> Required task:
Copy out the data exactly, leaving the pictures behind.

> Provided data:
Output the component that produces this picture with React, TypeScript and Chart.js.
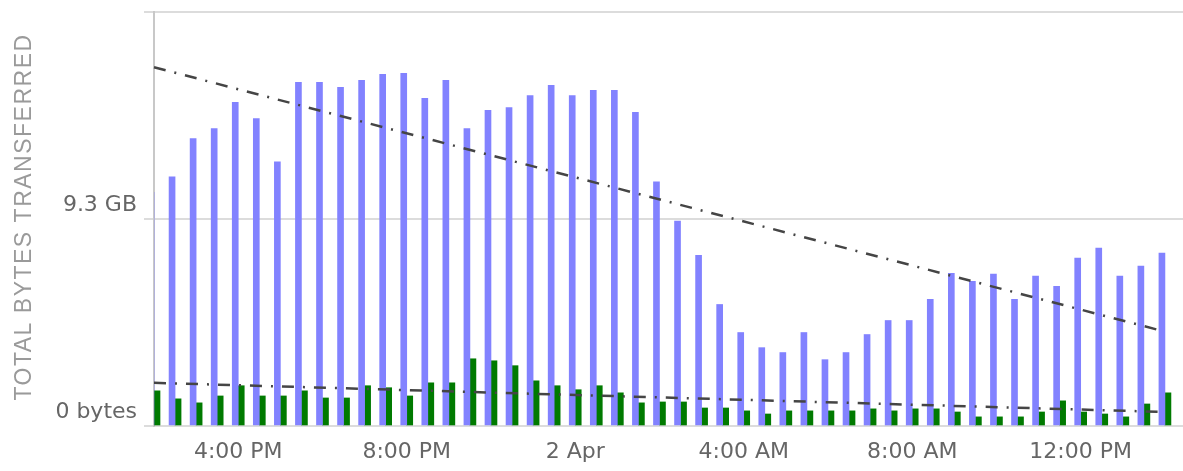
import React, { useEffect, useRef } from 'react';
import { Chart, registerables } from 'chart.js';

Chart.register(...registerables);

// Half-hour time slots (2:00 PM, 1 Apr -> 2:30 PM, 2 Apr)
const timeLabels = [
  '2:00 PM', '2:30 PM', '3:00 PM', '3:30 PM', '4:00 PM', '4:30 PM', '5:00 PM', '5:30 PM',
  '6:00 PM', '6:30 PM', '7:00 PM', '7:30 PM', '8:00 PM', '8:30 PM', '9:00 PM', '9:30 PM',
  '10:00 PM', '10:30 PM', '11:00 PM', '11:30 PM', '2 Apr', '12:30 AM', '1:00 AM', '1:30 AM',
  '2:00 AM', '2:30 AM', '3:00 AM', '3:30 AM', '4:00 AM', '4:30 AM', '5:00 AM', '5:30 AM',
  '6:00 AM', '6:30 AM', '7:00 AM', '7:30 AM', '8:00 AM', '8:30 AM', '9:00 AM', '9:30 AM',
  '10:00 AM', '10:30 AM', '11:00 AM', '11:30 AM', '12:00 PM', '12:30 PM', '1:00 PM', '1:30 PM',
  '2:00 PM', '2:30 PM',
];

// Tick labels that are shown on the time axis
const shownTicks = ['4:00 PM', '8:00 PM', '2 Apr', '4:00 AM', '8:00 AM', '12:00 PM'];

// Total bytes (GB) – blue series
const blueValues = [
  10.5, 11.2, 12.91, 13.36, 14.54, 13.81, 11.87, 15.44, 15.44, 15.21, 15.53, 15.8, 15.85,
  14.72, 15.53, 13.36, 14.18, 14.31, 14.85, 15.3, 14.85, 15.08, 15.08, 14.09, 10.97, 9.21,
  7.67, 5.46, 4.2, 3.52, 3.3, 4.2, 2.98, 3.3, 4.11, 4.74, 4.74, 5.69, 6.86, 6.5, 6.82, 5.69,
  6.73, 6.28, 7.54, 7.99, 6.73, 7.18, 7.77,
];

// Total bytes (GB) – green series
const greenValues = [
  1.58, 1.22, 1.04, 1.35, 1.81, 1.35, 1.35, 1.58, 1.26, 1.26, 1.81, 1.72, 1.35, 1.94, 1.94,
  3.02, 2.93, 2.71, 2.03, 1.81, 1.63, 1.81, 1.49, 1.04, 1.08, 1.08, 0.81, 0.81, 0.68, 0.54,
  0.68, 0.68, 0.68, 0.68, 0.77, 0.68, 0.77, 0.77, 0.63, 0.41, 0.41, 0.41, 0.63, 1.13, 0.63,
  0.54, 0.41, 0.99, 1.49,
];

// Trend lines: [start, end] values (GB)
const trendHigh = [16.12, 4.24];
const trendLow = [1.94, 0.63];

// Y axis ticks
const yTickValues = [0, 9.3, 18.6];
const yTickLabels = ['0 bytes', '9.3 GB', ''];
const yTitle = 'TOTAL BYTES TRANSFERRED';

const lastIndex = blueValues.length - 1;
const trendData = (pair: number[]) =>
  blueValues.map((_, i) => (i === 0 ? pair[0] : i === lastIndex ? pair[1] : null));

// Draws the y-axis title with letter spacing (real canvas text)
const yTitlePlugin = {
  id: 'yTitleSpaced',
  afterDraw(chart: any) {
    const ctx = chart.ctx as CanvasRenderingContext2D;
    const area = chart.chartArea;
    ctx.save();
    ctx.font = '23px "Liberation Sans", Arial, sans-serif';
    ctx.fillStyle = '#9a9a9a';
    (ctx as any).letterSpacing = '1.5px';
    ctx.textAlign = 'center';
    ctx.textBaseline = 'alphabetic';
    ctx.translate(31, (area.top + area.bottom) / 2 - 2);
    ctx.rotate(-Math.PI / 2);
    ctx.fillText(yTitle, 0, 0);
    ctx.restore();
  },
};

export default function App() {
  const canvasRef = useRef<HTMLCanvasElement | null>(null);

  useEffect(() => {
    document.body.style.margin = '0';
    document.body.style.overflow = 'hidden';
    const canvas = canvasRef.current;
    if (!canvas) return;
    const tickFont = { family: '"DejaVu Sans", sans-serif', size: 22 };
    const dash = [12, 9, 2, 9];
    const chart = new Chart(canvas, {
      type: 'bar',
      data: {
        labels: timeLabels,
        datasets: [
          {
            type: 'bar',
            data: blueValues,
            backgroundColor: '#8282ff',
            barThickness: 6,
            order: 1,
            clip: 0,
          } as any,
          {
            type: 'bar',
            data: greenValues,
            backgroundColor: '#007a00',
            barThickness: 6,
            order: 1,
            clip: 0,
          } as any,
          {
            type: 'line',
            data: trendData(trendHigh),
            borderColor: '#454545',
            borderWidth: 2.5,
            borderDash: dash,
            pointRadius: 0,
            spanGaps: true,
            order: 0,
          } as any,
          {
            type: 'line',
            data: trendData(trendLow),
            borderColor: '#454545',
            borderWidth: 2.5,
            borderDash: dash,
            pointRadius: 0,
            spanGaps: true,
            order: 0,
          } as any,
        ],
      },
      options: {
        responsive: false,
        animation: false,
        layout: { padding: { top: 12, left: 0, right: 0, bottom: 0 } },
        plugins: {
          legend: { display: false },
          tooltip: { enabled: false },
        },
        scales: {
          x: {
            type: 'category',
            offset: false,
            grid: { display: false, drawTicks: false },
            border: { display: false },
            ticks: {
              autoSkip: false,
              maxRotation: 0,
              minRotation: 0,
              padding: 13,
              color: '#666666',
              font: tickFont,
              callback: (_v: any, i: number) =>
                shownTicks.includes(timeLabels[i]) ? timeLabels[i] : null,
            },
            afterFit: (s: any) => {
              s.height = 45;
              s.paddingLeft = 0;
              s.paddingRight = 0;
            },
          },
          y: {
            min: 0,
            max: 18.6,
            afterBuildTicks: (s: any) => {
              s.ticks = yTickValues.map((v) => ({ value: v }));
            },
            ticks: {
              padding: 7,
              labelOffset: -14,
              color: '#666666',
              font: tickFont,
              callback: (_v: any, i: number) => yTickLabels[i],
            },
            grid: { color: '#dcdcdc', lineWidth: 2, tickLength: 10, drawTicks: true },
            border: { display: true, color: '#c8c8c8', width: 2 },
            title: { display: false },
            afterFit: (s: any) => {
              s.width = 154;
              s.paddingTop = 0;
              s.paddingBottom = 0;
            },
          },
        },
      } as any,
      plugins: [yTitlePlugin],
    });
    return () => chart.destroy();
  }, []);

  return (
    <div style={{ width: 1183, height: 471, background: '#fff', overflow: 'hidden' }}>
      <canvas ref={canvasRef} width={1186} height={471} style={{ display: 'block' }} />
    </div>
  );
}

> Complete answer:
Output the component that produces this picture with React, TypeScript and Chart.js.
import React, { useEffect, useRef } from 'react';
import { Chart, registerables } from 'chart.js';

Chart.register(...registerables);

// Half-hour time slots (2:00 PM, 1 Apr -> 2:30 PM, 2 Apr)
const timeLabels = [
  '2:00 PM', '2:30 PM', '3:00 PM', '3:30 PM', '4:00 PM', '4:30 PM', '5:00 PM', '5:30 PM',
  '6:00 PM', '6:30 PM', '7:00 PM', '7:30 PM', '8:00 PM', '8:30 PM', '9:00 PM', '9:30 PM',
  '10:00 PM', '10:30 PM', '11:00 PM', '11:30 PM', '2 Apr', '12:30 AM', '1:00 AM', '1:30 AM',
  '2:00 AM', '2:30 AM', '3:00 AM', '3:30 AM', '4:00 AM', '4:30 AM', '5:00 AM', '5:30 AM',
  '6:00 AM', '6:30 AM', '7:00 AM', '7:30 AM', '8:00 AM', '8:30 AM', '9:00 AM', '9:30 AM',
  '10:00 AM', '10:30 AM', '11:00 AM', '11:30 AM', '12:00 PM', '12:30 PM', '1:00 PM', '1:30 PM',
  '2:00 PM', '2:30 PM',
];

// Tick labels that are shown on the time axis
const shownTicks = ['4:00 PM', '8:00 PM', '2 Apr', '4:00 AM', '8:00 AM', '12:00 PM'];

// Total bytes (GB) – blue series
const blueValues = [
  10.5, 11.2, 12.91, 13.36, 14.54, 13.81, 11.87, 15.44, 15.44, 15.21, 15.53, 15.8, 15.85,
  14.72, 15.53, 13.36, 14.18, 14.31, 14.85, 15.3, 14.85, 15.08, 15.08, 14.09, 10.97, 9.21,
  7.67, 5.46, 4.2, 3.52, 3.3, 4.2, 2.98, 3.3, 4.11, 4.74, 4.74, 5.69, 6.86, 6.5, 6.82, 5.69,
  6.73, 6.28, 7.54, 7.99, 6.73, 7.18, 7.77,
];

// Total bytes (GB) – green series
const greenValues = [
  1.58, 1.22, 1.04, 1.35, 1.81, 1.35, 1.35, 1.58, 1.26, 1.26, 1.81, 1.72, 1.35, 1.94, 1.94,
  3.02, 2.93, 2.71, 2.03, 1.81, 1.63, 1.81, 1.49, 1.04, 1.08, 1.08, 0.81, 0.81, 0.68, 0.54,
  0.68, 0.68, 0.68, 0.68, 0.77, 0.68, 0.77, 0.77, 0.63, 0.41, 0.41, 0.41, 0.63, 1.13, 0.63,
  0.54, 0.41, 0.99, 1.49,
];

// Trend lines: [start, end] values (GB)
const trendHigh = [16.12, 4.24];
const trendLow = [1.94, 0.63];

// Y axis ticks
const yTickValues = [0, 9.3, 18.6];
const yTickLabels = ['0 bytes', '9.3 GB', ''];
const yTitle = 'TOTAL BYTES TRANSFERRED';

const lastIndex = blueValues.length - 1;
const trendData = (pair: number[]) =>
  blueValues.map((_, i) => (i === 0 ? pair[0] : i === lastIndex ? pair[1] : null));

// Draws the y-axis title with letter spacing (real canvas text)
const yTitlePlugin = {
  id: 'yTitleSpaced',
  afterDraw(chart: any) {
    const ctx = chart.ctx as CanvasRenderingContext2D;
    const area = chart.chartArea;
    ctx.save();
    ctx.font = '23px "Liberation Sans", Arial, sans-serif';
    ctx.fillStyle = '#9a9a9a';
    (ctx as any).letterSpacing = '1.5px';
    ctx.textAlign = 'center';
    ctx.textBaseline = 'alphabetic';
    ctx.translate(31, (area.top + area.bottom) / 2 - 2);
    ctx.rotate(-Math.PI / 2);
    ctx.fillText(yTitle, 0, 0);
    ctx.restore();
  },
};

export default function App() {
  const canvasRef = useRef<HTMLCanvasElement | null>(null);

  useEffect(() => {
    document.body.style.margin = '0';
    document.body.style.overflow = 'hidden';
    const canvas = canvasRef.current;
    if (!canvas) return;
    const tickFont = { family: '"DejaVu Sans", sans-serif', size: 22 };
    const dash = [12, 9, 2, 9];
    const chart = new Chart(canvas, {
      type: 'bar',
      data: {
        labels: timeLabels,
        datasets: [
          {
            type: 'bar',
            data: blueValues,
            backgroundColor: '#8282ff',
            barThickness: 6,
            order: 1,
            clip: 0,
          } as any,
          {
            type: 'bar',
            data: greenValues,
            backgroundColor: '#007a00',
            barThickness: 6,
            order: 1,
            clip: 0,
          } as any,
          {
            type: 'line',
            data: trendData(trendHigh),
            borderColor: '#454545',
            borderWidth: 2.5,
            borderDash: dash,
            pointRadius: 0,
            spanGaps: true,
            order: 0,
          } as any,
          {
            type: 'line',
            data: trendData(trendLow),
            borderColor: '#454545',
            borderWidth: 2.5,
            borderDash: dash,
            pointRadius: 0,
            spanGaps: true,
            order: 0,
          } as any,
        ],
      },
      options: {
        responsive: false,
        animation: false,
        layout: { padding: { top: 12, left: 0, right: 0, bottom: 0 } },
        plugins: {
          legend: { display: false },
          tooltip: { enabled: false },
        },
        scales: {
          x: {
            type: 'category',
            offset: false,
            grid: { display: false, drawTicks: false },
            border: { display: false },
            ticks: {
              autoSkip: false,
              maxRotation: 0,
              minRotation: 0,
              padding: 13,
              color: '#666666',
              font: tickFont,
              callback: (_v: any, i: number) =>
                shownTicks.includes(timeLabels[i]) ? timeLabels[i] : null,
            },
            afterFit: (s: any) => {
              s.height = 45;
              s.paddingLeft = 0;
              s.paddingRight = 0;
            },
          },
          y: {
            min: 0,
            max: 18.6,
            afterBuildTicks: (s: any) => {
              s.ticks = yTickValues.map((v) => ({ value: v }));
            },
            ticks: {
              padding: 7,
              labelOffset: -14,
              color: '#666666',
              font: tickFont,
              callback: (_v: any, i: number) => yTickLabels[i],
            },
            grid: { color: '#dcdcdc', lineWidth: 2, tickLength: 10, drawTicks: true },
            border: { display: true, color: '#c8c8c8', width: 2 },
            title: { display: false },
            afterFit: (s: any) => {
              s.width = 154;
              s.paddingTop = 0;
              s.paddingBottom = 0;
            },
          },
        },
      } as any,
      plugins: [yTitlePlugin],
    });
    return () => chart.destroy();
  }, []);

  return (
    <div style={{ width: 1183, height: 471, background: '#fff', overflow: 'hidden' }}>
      <canvas ref={canvasRef} width={1186} height={471} style={{ display: 'block' }} />
    </div>
  );
}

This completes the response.